Living laboratories easily fit in with the first two parts of the University’s mission: they enhance the student educational experience, while providing opportunities for innovative research to be done on campus. Students who participate in living laboratory projects can gain crucial real world experience that will help them become better public stewards, which ties into the third part of the University’s mission.
As mentioned in Revolutionary Past...Revolutionary Future, the Rutgers-New Brunswick Strategic Plan, Rutgers is looking to transform campus into a living laboratory for sustainability, providing experiential learning opportunities and encouraging faculty to develop courses and research that capitalize on this resource. With the recent success of the Our Rutgers, Our Future Campaign, the university has millions to put toward students and learning, campuses and facilities-in other words, living laboratories. A detailed proposal for A Living Lab for Sustainability was selected for the New Brunswick Strategic Plan, but as of Summer 2015, an overall living laboratory plan has yet to be officially developed by Rutgers.

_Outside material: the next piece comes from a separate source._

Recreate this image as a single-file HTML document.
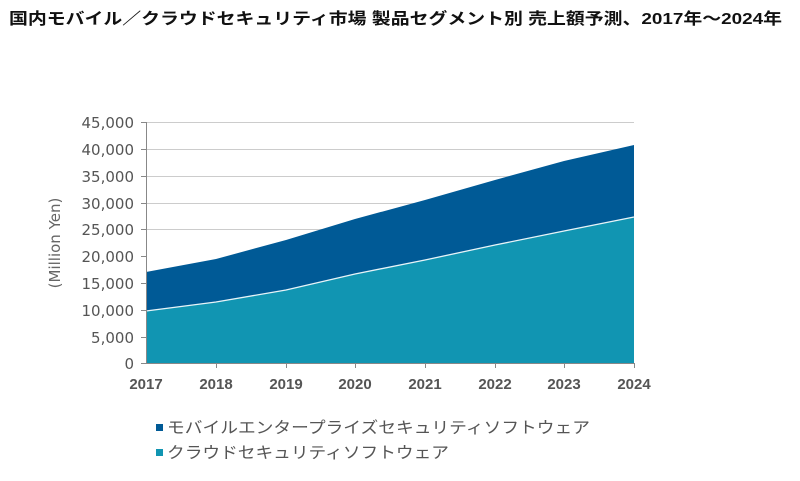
<!DOCTYPE html><html><head><meta charset="utf-8"><style>
body{margin:0;background:#fff;width:800px;height:476px;overflow:hidden;font-family:"Liberation Sans","Noto Sans CJK JP",sans-serif}
</style></head><body>
<svg width="800" height="476" xmlns="http://www.w3.org/2000/svg" font-family="Liberation Sans, Noto Sans CJK JP, sans-serif">
<text x="9" y="24" font-size="16" font-weight="bold" fill="#111" textLength="773" lengthAdjust="spacingAndGlyphs">国内モバイル／クラウドセキュリティ市場 製品セグメント別 売上額予測、2017年～2024年</text>
<g stroke="#ccc" stroke-width="1">
<line x1="146" y1="122.5" x2="634" y2="122.5"/><line x1="146" y1="149.5" x2="634" y2="149.5"/><line x1="146" y1="176.5" x2="634" y2="176.5"/><line x1="146" y1="203.5" x2="634" y2="203.5"/><line x1="146" y1="229.5" x2="634" y2="229.5"/>
</g>
<path d="M146,272 L216,259 L286,240 L355,219 L425,200 L495,180 L564,161 L634,145 L634,363 L146,363Z" fill="#005a96"/>
<path d="M146,311 L216,302 L286,290 L355,274 L425,260 L495,245 L564,231 L634,217 L634,363 L146,363Z" fill="#1195b2"/>
<path d="M146,311 L216,302 L286,290 L355,274 L425,260 L495,245 L564,231 L634,217" fill="none" stroke="#e8f4f8" stroke-width="1.3"/>
<g stroke="#888"><line x1="146.5" y1="122" x2="146.5" y2="364"/><line x1="146" y1="363.5" x2="634" y2="363.5"/>
<line x1="141" y1="122.5" x2="146" y2="122.5"/><line x1="141" y1="149.5" x2="146" y2="149.5"/><line x1="141" y1="176.5" x2="146" y2="176.5"/><line x1="141" y1="203.5" x2="146" y2="203.5"/><line x1="141" y1="229.5" x2="146" y2="229.5"/><line x1="141" y1="256.5" x2="146" y2="256.5"/><line x1="141" y1="283.5" x2="146" y2="283.5"/><line x1="141" y1="310.5" x2="146" y2="310.5"/><line x1="141" y1="337.5" x2="146" y2="337.5"/><line x1="141" y1="363.5" x2="146" y2="363.5"/>
<line x1="216.5" y1="363" x2="216.5" y2="368"/><line x1="286.5" y1="363" x2="286.5" y2="368"/><line x1="355.5" y1="363" x2="355.5" y2="368"/><line x1="425.5" y1="363" x2="425.5" y2="368"/><line x1="495.5" y1="363" x2="495.5" y2="368"/><line x1="564.5" y1="363" x2="564.5" y2="368"/><line x1="634.5" y1="363" x2="634.5" y2="368"/></g>
<g font-size="15" fill="#555" text-anchor="end" font-family="DejaVu Sans, sans-serif">
<text x="134" y="128">45,000</text><text x="134" y="155">40,000</text><text x="134" y="182">35,000</text><text x="134" y="209">30,000</text><text x="134" y="235">25,000</text><text x="134" y="262">20,000</text><text x="134" y="289">15,000</text><text x="134" y="316">10,000</text><text x="134" y="343">5,000</text><text x="134" y="369">0</text></g>
<g font-size="15" fill="#555" text-anchor="middle" font-weight="bold">
<text x="146" y="389">2017</text><text x="216" y="389">2018</text><text x="286" y="389">2019</text><text x="355" y="389">2020</text><text x="425" y="389">2021</text><text x="495" y="389">2022</text><text x="564" y="389">2023</text><text x="634" y="389">2024</text></g>
<text transform="translate(60,243) rotate(-90)" font-size="15" fill="#666" text-anchor="middle" font-family="DejaVu Sans, sans-serif">(Million Yen)</text>
<rect x="156" y="424" width="7" height="7" fill="#005a96"/>
<text x="167" y="433" font-size="16" fill="#555" textLength="423" lengthAdjust="spacingAndGlyphs">モバイルエンタープライズセキュリティソフトウェア</text>
<rect x="156" y="449" width="7" height="7" fill="#1195b2"/>
<text x="167" y="458" font-size="16" fill="#555" textLength="282" lengthAdjust="spacingAndGlyphs">クラウドセキュリティソフトウェア</text>
</svg>
</body></html>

Living Labs and Cook/Douglass
Rutgers New Brunswick is broken down into four campuses: College Avenue, Cook/Douglass, Busch, and Livingston. Because of the departments on campus, living laboratories are more broadly and immediately applicable to Cook/Douglass than to other Rutgers New Brunswick campuses. This gives Cook/Douglass the potential to serve as a model for living labs for the rest of the University, and for the state of New Jersey.